Example of Value Add in Action
Many real estate investors are pleasantly surprised to learn that for every $1 increase in monthly NOI, the market value of a rental property could increase by $200 or more.
Let’s use the cap rate formula to see value add in action, in a market where cap rates for single-family rental property are 6%:
- Cap rate = NOI / Market value
- NOI / Cap rate = Market value
- $1 increase in monthly NOI / 6% cap rate = $16.67 x 12 months = $200 increase in market value
But it can get even better than that.
Raising NOI by $10 per month (or $120 per year) could increase the market value of a property by $2,000:
- NOI / Cap rate = Market value
- $120 increase in NOI / 6% cap rate = $2,000 increase in market value
While boosting the net operating income by $100 per month (or $1,200 per year) could create a gain in market value of $20,000:
- NOI / Cap rate = Market value
- $1,200 increase in NOI / 6% cap rate = $20,000 increase in market value
Keep in mind these potential gains generated by adding value are before the equity-building effect of long-term property appreciation is factored in.

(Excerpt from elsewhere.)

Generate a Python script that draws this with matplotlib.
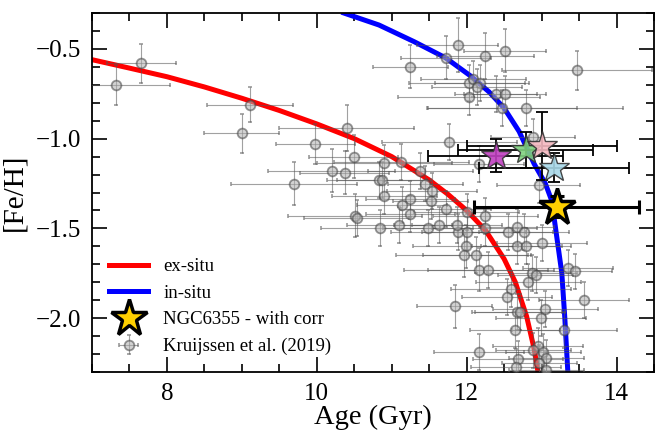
import numpy as np
import matplotlib.pyplot as plt

plt.rcParams['font.family'] = ['Liberation Serif', 'DejaVu Serif']
plt.rcParams['mathtext.fontset'] = 'stix'

# age-metallicity relations
exsitu_age = [7.0, 7.5, 8.0, 8.5, 9.0, 9.5, 10.0, 10.5, 11.0, 11.5, 11.75, 12.0,
              12.25, 12.5, 12.65, 12.8, 12.9, 12.96]
exsitu_feh = [-0.56, -0.607, -0.655, -0.712, -0.775, -0.843, -0.918, -1.0, -1.1, -1.23,
              -1.31, -1.40, -1.51, -1.67, -1.80, -1.99, -2.17, -2.32]

insitu_age = [10.36, 10.83, 11.3, 11.72, 12.05, 12.3, 12.5, 12.7, 12.9, 13.05, 13.13,
              13.17, 13.22, 13.27, 13.31, 13.35]
insitu_feh = [-0.30, -0.367, -0.46, -0.55, -0.65, -0.74, -0.83, -0.96, -1.14, -1.25, -1.34,
              -1.45, -1.6, -1.75, -2.0, -2.3]

# Kruijssen et al. (2019) clusters
k19_age = [7.66, 7.32, 9.11, 9.00, 10.40, 9.98, 10.49, 10.20, 10.37, 9.70, 10.83, 10.87,
           11.88, 12.51, 11.72, 12.25, 11.25, 13.47, 12.03, 12.09, 12.18, 12.14, 12.03, 12.39,
           12.51, 12.47, 12.79, 12.89, 11.77, 12.17, 11.13, 10.90, 11.38, 11.45, 11.54, 12.96,
           10.90, 11.25, 11.52, 11.14, 11.72, 10.51, 10.53, 11.25, 10.85, 11.10, 11.49, 11.63,
           12.00, 12.25, 11.89, 12.00, 12.24, 12.55, 12.67, 12.76, 11.99, 12.67, 12.79, 13.01,
           11.96, 12.12, 12.16, 12.29, 13.35, 13.44, 12.87, 12.92, 12.82, 12.59, 12.54, 13.56,
           11.84, 13.05, 12.67, 12.71, 12.99, 12.65, 13.30, 12.95, 12.16, 12.89, 13.02, 13.06,
           12.68, 12.97, 13.06, 12.66, 11.87]
k19_feh = [-0.58, -0.70, -0.81, -0.97, -0.94, -1.03, -1.10, -1.18, -1.19, -1.25, -1.23, -1.23,
           -0.48, -0.51, -0.55, -0.54, -0.60, -0.62, -0.69, -0.67, -0.69, -0.71, -0.77, -0.75,
           -0.75, -0.83, -0.83, -0.99, -1.02, -1.14, -1.13, -1.135, -1.18, -1.25, -1.29, -1.26,
           -1.32, -1.335, -1.35, -1.37, -1.39, -1.43, -1.44, -1.42, -1.50, -1.48, -1.50, -1.48,
           -1.41, -1.43, -1.52, -1.52, -1.50, -1.52, -1.49, -1.52, -1.60, -1.60, -1.60, -1.58,
           -1.65, -1.65, -1.73, -1.73, -1.72, -1.74, -1.75, -1.76, -1.80, -1.84, -1.88, -1.90,
           -1.935, -1.95, -1.965, -1.965, -2.00, -2.065, -2.065, -2.155, -2.19, -2.18, -2.19, -2.22,
           -2.23, -2.25, -2.29, -2.27, -1.48]
k19_age_err = [0.46, 0.72, 0.57, 0.50, 0.90, 0.53, 0.60, 0.85, 0.60, 0.84, 0.70, 0.60,
               0.54, 0.55, 0.60, 0.65, 0.50, 1.00, 0.80, 0.70, 0.60, 0.60, 0.95, 0.55,
               0.55, 1.00, 1.30, 0.56, 0.90, 0.60, 0.90, 0.90, 0.70, 0.50, 0.60, 0.55,
               0.70, 0.60, 0.50, 0.60, 0.60, 0.90, 0.70, 0.60, 0.80, 0.70, 0.60, 0.60,
               0.70, 0.70, 0.90, 0.60, 0.70, 0.60, 0.50, 0.60, 0.70, 0.60, 0.60, 0.60,
               0.90, 0.70, 1.00, 0.80, 0.60, 0.50, 0.60, 0.50, 0.70, 0.80, 0.60, 0.60,
               0.50, 0.70, 0.60, 0.60, 0.60, 0.60, 0.70, 0.60, 0.60, 0.50, 0.50, 0.50,
               0.60, 0.50, 0.50, 0.60, 0.60]
k19_feh_err = [0.11, 0.11, 0.10, 0.11, 0.13, 0.11, 0.12, 0.12, 0.12, 0.12, 0.10, 0.10,
               0.15, 0.12, 0.12, 0.13, 0.12, 0.11, 0.10, 0.10, 0.10, 0.10, 0.10, 0.10,
               0.10, 0.10, 0.10, 0.10, 0.10, 0.10, 0.10, 0.10, 0.10, 0.10, 0.10, 0.10,
               0.10, 0.10, 0.10, 0.10, 0.10, 0.12, 0.10, 0.10, 0.10, 0.10, 0.10, 0.10,
               0.10, 0.10, 0.10, 0.10, 0.10, 0.10, 0.10, 0.10, 0.12, 0.10, 0.10, 0.10,
               0.12, 0.10, 0.12, 0.10, 0.10, 0.10, 0.10, 0.10, 0.10, 0.10, 0.10, 0.10,
               0.12, 0.10, 0.10, 0.10, 0.10, 0.10, 0.10, 0.10, 0.10, 0.10, 0.10, 0.10,
               0.10, 0.10, 0.10, 0.10, 0.10]

# NGC6355 estimates (coloured stars)
star_age = [12.39, 12.79, 13.0, 13.17]
star_feh = [-1.094, -1.061, -1.04, -1.161]
star_age_err = [0.9, 0.9, 1.0, 1.0]
star_feh_err = [0.09, 0.10, 0.19, 0.08]
star_colors = ['#c040c0', '#80d080', '#f4b8c0', '#a8d8e8']

ngc_age, ngc_feh = 13.2, -1.378
ngc_age_err, ngc_feh_err = 1.1, 0.06

fig = plt.figure(figsize=(6.56, 4.32), dpi=100)
ax = fig.add_axes([92/656, 60/432, 562/656, 359/432])

ax.plot(exsitu_age, exsitu_feh, c='red', lw=3.6, zorder=2, label='ex-situ')
ax.plot(insitu_age, insitu_feh, c='blue', lw=3.6, zorder=2, label='in-situ')

k19 = ax.errorbar(k19_age, k19_feh, xerr=k19_age_err, yerr=k19_feh_err, fmt='o',
                  ms=7, mfc='#b0b0b0', mec='#404040', mew=1.3, ecolor='#555555', elinewidth=0.8,
                  capsize=1.5, alpha=0.55, zorder=3, label='Kruijssen et al. (2019)')

for a, f, ae, fe, c in zip(star_age, star_feh, star_age_err, star_feh_err, star_colors):
    ax.errorbar(a, f, xerr=ae, yerr=fe, fmt='none', ecolor='black', elinewidth=1.3,
                capsize=4, capthick=1.3, zorder=4)
    ax.plot(a, f, '*', ms=22, mfc=c, mec='#333333', mew=1.0, alpha=0.9, zorder=5)

ax.errorbar(ngc_age, ngc_feh, xerr=ngc_age_err, yerr=ngc_feh_err, fmt='none',
            ecolor='black', elinewidth=2.2, capsize=5, capthick=2.2, zorder=6)
ngc, = ax.plot(ngc_age, ngc_feh, '*', ms=28, mfc='#ffd000', mec='black', mew=2.5,
               zorder=7, label='NGC6355 - with corr')

ax.set_xlim(7, 14.5)
ax.set_ylim(-2.3, -0.3)
ax.xaxis.set_major_locator(plt.MultipleLocator(2))
ax.xaxis.set_minor_locator(plt.MultipleLocator(0.5))
ax.yaxis.set_major_locator(plt.MultipleLocator(0.5))
ax.yaxis.set_minor_locator(plt.MultipleLocator(0.1))
ax.tick_params(which='both', direction='in', top=True, right=True, labelsize=18, width=1.2)
ax.tick_params(which='major', length=11, pad=8)
ax.tick_params(which='minor', length=5.5)
for s in ax.spines.values():
    s.set_linewidth(1.3)

ax.set_xlabel('Age (Gyr)', fontsize=20.5, labelpad=0)
ax.set_ylabel('[Fe/H]', fontsize=21, labelpad=6)

handles, labels = ax.get_legend_handles_labels()
order = ['ex-situ', 'in-situ', 'NGC6355 - with corr', 'Kruijssen et al. (2019)']
hmap = dict(zip(labels, handles))
ax.legend([hmap[o] for o in order], order, loc='lower left', frameon=False,
          fontsize=13.5, handlelength=2.1, labelspacing=0.5, borderaxespad=0.5)

plt.savefig('out.png', dpi=100)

Granted, there are probably better things you can think of doing than combing through a profit and loss statement to save a few dollars here and there. But, when you consider the magnifying effect that a small amount of additional net operating income can have on value add real estate, it can be well worth the extra effort.
Making the Most from Value Add Real Estate
Investing in value add real estate does take a little more time and effort, at least until you develop a system and have a local real estate team in place that understands how to help you achieve your investment goals.
As a value add real estate investor you need to know which markets are best and how to identify and profit from a property’s untapped potential. Once you’ve located a rental property with a strong value add opportunity, you and your real estate team need to have the know-how and discipline to carry out a program that increases yield.
When executed correctly, investing in value add real estate can incrementally increase NOI and cash flow during your holding period while generating a higher sale price when the time comes to sell.